> [INSTRUCTIONS FOR THE TASK] In the listing that follows, retype every line from the first through the one containing "y_top = [6600, 6600, 6600, 6600, 6600]". Pictures are to be left out.

> [SOURCE MATERIAL]

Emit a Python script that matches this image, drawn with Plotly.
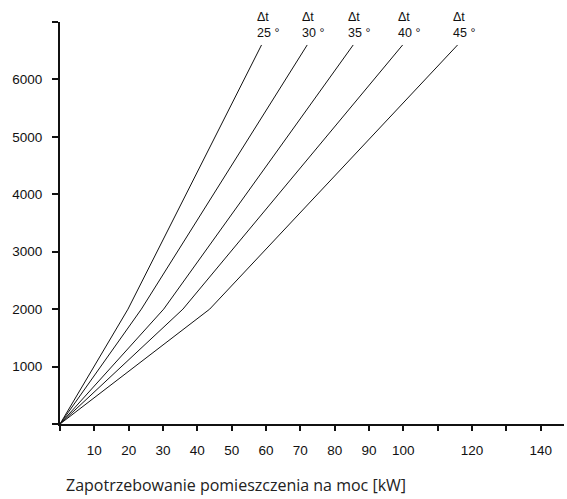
import plotly.graph_objects as go

# Data
series_labels = ["25 °", "30 °", "35 °", "40 °", "45 °"]
x_origin = [0, 0, 0, 0, 0]
y_origin = [0, 0, 0, 0, 0]
x_knee = [19.8, 23.7, 30.2, 35.8, 43.6]
y_knee = [2000, 2000, 2000, 2000, 2000]
x_top = [58.7, 72.0, 85.4, 99.8, 115.8]
y_top = [6600, 6600, 6600, 6600, 6600]

x_tickvals = list(range(0, 150, 10))
x_ticktext = ["", "10", "20", "30", "40", "50", "60", "70", "80", "90", "100", "", "120", "", "140"]
y_tickvals = list(range(0, 8000, 1000))
y_ticktext = ["", "1000", "2000", "3000", "4000", "5000", "6000", ""]

x_title = "Zapotrzebowanie pomieszczenia na moc [kW]"

fig = go.Figure()
for i, lab in enumerate(series_labels):
    fig.add_trace(go.Scatter(
        x=[x_origin[i], x_knee[i], x_top[i]],
        y=[y_origin[i], y_knee[i], y_top[i]],
        mode="lines",
        line=dict(color="#111111", width=1),
        showlegend=False,
        hoverinfo="skip",
    ))
    fig.add_annotation(
        x=x_top[i], y=y_top[i], xref="x", yref="y",
        text="Δt<br>" + lab, showarrow=False,
        xanchor="left", yanchor="bottom", align="left",
        xshift=-7, yshift=3,
        font=dict(family="Liberation Sans", size=12.5, color="#111111"),
    )

fig.add_annotation(
    x=0.008, y=-0.152, xref="paper", yref="paper",
    text=x_title, showarrow=False, xanchor="left", yanchor="middle",
    font=dict(family="Open Sans", size=16, color="#222222"),
)

axis_font = dict(family="Liberation Sans", size=13.5, color="#111111")
fig.update_layout(
    width=567, height=499,
    margin=dict(l=60, r=3, t=22, b=75),
    paper_bgcolor="white", plot_bgcolor="white",
    xaxis=dict(
        range=[0, 146.8], showgrid=False, zeroline=False,
        showline=True, linecolor="#111111", linewidth=2,
        ticks="outside", ticklen=5, tickwidth=2, tickcolor="#111111",
        tickvals=x_tickvals, ticktext=x_ticktext, tickfont=axis_font,
        ticklabelstandoff=8,
    ),
    yaxis=dict(
        range=[0, 7000], showgrid=False, zeroline=False,
        showline=True, linecolor="#111111", linewidth=2,
        ticks="outside", ticklen=6, tickwidth=2, tickcolor="#111111",
        tickvals=y_tickvals, ticktext=y_ticktext, tickfont=axis_font,
        ticklabelstandoff=7,
    ),
)

fig.write_html("out.html")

> [RESULT FOR THIS EXERCISE]
Emit a Python script that matches this image, drawn with Plotly.
import plotly.graph_objects as go

# Data
series_labels = ["25 °", "30 °", "35 °", "40 °", "45 °"]
x_origin = [0, 0, 0, 0, 0]
y_origin = [0, 0, 0, 0, 0]
x_knee = [19.8, 23.7, 30.2, 35.8, 43.6]
y_knee = [2000, 2000, 2000, 2000, 2000]
x_top = [58.7, 72.0, 85.4, 99.8, 115.8]
y_top = [6600, 6600, 6600, 6600, 6600]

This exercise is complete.